Comment by idle_zealot

9 days ago

1) You don't deport them, you don't ignore them, you document them. Then you let them live their lives. They're people, not a mold outgrowth that needs culling.

2) Check those stats a bit more closely. The vast majority of "deportations" were people turned away at the border.

Would you support deporting people who are criminals? Or have no intention of ever working and just want to live off various welfare programs? Trying to find some common ground here.

  • Nope. Access to food, water, shelter, and freedom of movement are fundamental human rights. I'm not a proponent of executing useless eaters. If you commit a crime with a prison sentence then you serve that sentence where you committed the crime.

    • Thanks for taking the time to clarify your position.

      So if China or some other country decided to send 10 million people here for whatever reason, you think our official policy should be to welcome then in and provide them food, shelter, etc...?

      What about 100 million people?

      Should they also be given citizenship and right to vote in addition to food/shelter?

      5 replies →

> 1) You don't deport them, you don't ignore them, you document them. Then you let them live their lives. They're people, not a mold outgrowth that needs culling.

I don't think that's a policy that would get majoritarian support in the US. The only people who can and should get deported are those who are not already not authorized to be here. If you don't deport them, it's functionally equivalent to an open-borders policy. Do you want more MAGA? Because open-borders is how you get more MAGA.

What you're proposing is also roughly analogous to a policy of not evicting squatters. If someone breaks into your house and decides to start living in one of your bedrooms, are you going to want them out or give them a key? The squatter is a person too, not a mold outgrowth that needs culling.

  • > Because open-borders is how you get more MAGA.

    Pretending that immigrants are the underlying cause of every societal failure is how you get MAGA. Enabling that big lie bolsters it.

    And I don't think I can enumerate the ways in which an occupied house are different from a country and unsuitable for the metaphor you're trying.

    • > Pretending that immigrants are the underlying cause of every societal failure is how you get MAGA. Enabling that big lie bolsters it.

      What are you going to do, win elections by lecturing everyone about how they're wrong and they need to think just like you? People thought the Biden administration's immigration policy was too lax, and that was a major contributing cause to the second Trump term.

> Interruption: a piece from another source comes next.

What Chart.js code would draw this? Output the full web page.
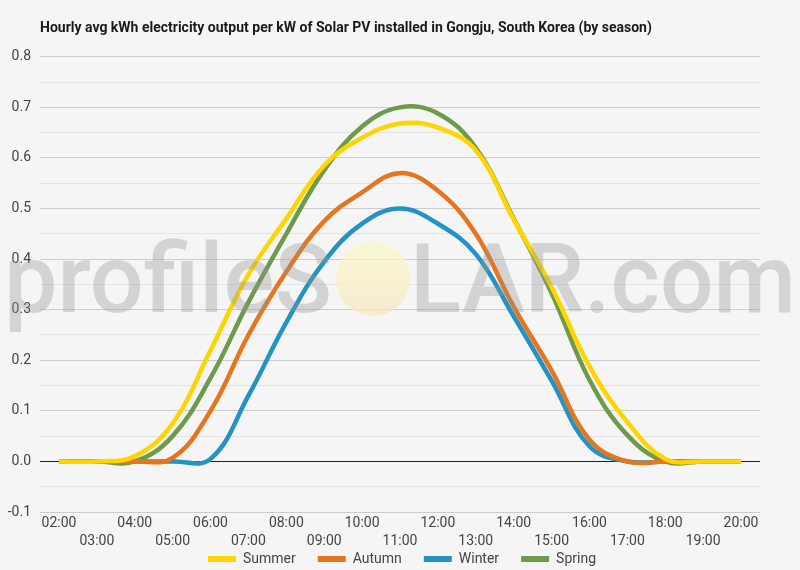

      Deporting people who are in the country illegally is a no brainer. If you don't want that, get the law changed. Until then, it's not wrong to deport them.

      Now, that doesn't mean deportation should be the only or even the main method of immigration enforcement (personally, I like the idea of putting more burden on employers).

      > And I don't think I can enumerate the ways in which an occupied house are different from a country and unsuitable for the metaphor you're trying.

      Oh of course, it's always too different if you want it to be. That way, you can continue to feel righteous.

      3 replies →

  • There is broad support for Dreamers. It's not as simple as deport everyone here illegally and the public seems to understand that.

    • > There is broad support for Dreamers. It's not as simple as deport everyone here illegally and the public seems to understand that.

      What the GGP was advocating was much broader than that. What's sympathetic about the Dreamers is the non-consensual nature of their position (their parents took them here) and many of them have little to no connection to the country they'd be deported to.

      That logic doesn't apply to, say, the 3.5 million illegal immigrants that arrived between 2021 and 2023 (https://www.pewresearch.org/race-and-ethnicity/2025/08/21/u-...), but those are people the GGP would "document not deport."

Cute.

1. Entering a country without proper documentation is a crime. Therefore all "undocumented immigration" is by definition criminal.

2. Removing criminals is paramount to a safe society and a justice system that is respected.

3. "Documenting them and letting them live" undermines legal immigrants who likely worked very hard to integrate culturally, establish themselves, and do the proper LEGAL paperwork. These legal immigrants have stringent reporting requirements, need to be careful about even minor crimes (excessive speeding tickets even!) etc. How is your proposal remotely fair to them?

I don't understand why this is a controversial opinion at all. I have yet to meet a legal immigrant that isn't okay with booting anyone that isn't legal out. A country without border control is NOT a country.

  • > "Documenting them and letting them live" undermines legal immigrants who likely worked very hard to integrate culturally, establish themselves, and do the proper LEGAL paperwork.

    It's a shame those people had to work so hard to be treated like their neighbors. That's not a reason to deny others that treatment though.

    > I have yet to meet a legal immigrant that isn't okay with booting anyone that isn't legal out.

    Yeah they tend to skew pretty reactionary. That tends to sort itself out after a generation or two.

    > A country without border control is NOT a country.

    I didn't say we shouldn't have border security. In what universe is a goon squad going door to door checking for undesirables "border control"?